We found that using cloud hosting on a pay-as-you-go model and Ansible playbooks to configure the servers is fundamental to our ability to grow with our clients. As a team, we’ve had to adapt and learn some DevOps skills, but we’re now empowered to build the best possible apps.

Our hosting fees are often fractions of what our clients have previously been quoted. We’re nimble and can add or remove servers on a whim. Cloud hosting has given us more control than would have been possible just a couple of years ago. In an environment where servers are billed by the hour (or minute in some cases), we shouldn’t be constrained by traditional procurement processes.

Architecture for brute force scale

The only way to scale this app is to increase the compute capacity of the system.

Second, we built a portal which is served to millions of users per day. If we used the same design here, we’d quickly lose ourselves in the number of servers required.

We’re fortunate though, the data doesn’t change very often and isn’t very dynamic. We took the decision to offload all of the challenges of high traffic to a content delivery network (CDN).
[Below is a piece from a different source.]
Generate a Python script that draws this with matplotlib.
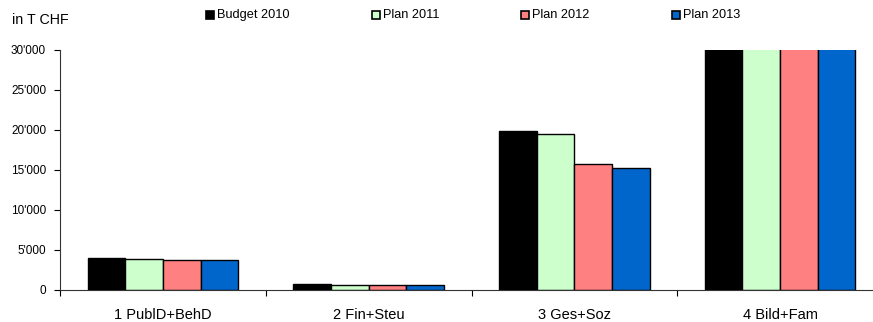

CDNs have lots of servers around the globe which serve static files really quickly.

We wanted to see if we could build every version of the page and serve the entire site without incurring any load on the server. This felt like the most efficient way of solving this problem.

We want to shift as much load “offline” as possible. Some, if not most, things don’t need to happen in real time. We can compute results in batches rather than doing it just in time. Our data can be slightly stale and no one will notice or care.

We build all combinations of the page (1 x 10³) and allow the CDN to quickly and efficiently provide these pages to our end-users. We periodically enqueue a job to re-build a page to ensure the data never becomes too out of date. A single build server pulls jobs off the queue, generates the page and provides it to the CDN to serve.

Architecture to scale using an offline build

We scaled this app by spreading the load out over time.

There are two types of scale at play here. One requires sheer brute force and the other a more finessed approach. Thinking at scale has forced us to adopt new tools and techniques, and to really consider how people will interact with our apps.

Eric Schmidt of Google, arguably the masters of scale, said

You’ve got to have products that can scale. What’s new is that once you have that product, you can scale very quickly. Look at Uber.

In recent years we built good websites for our clients but we didn’t need to even consider scale. Lately, as we’ve been building outstanding customer experiences, scale has been at the front and centre. We simply couldn’t deliver the quality of product if we didn’t think about how it would work for the 1ˢᵗ user and the 100,000,000ᵗʰ user.

These approaches aren’t one-size-fits-all. You need to consider each case on its own merits to really understand which parts needs to be grown vertically (more resources on a single node), which can be grown horizontally (more nodes with moderate resources), and which need something more creative.

You may be surprised at the performance you can squeeze out of your product by masking where some of the work is done.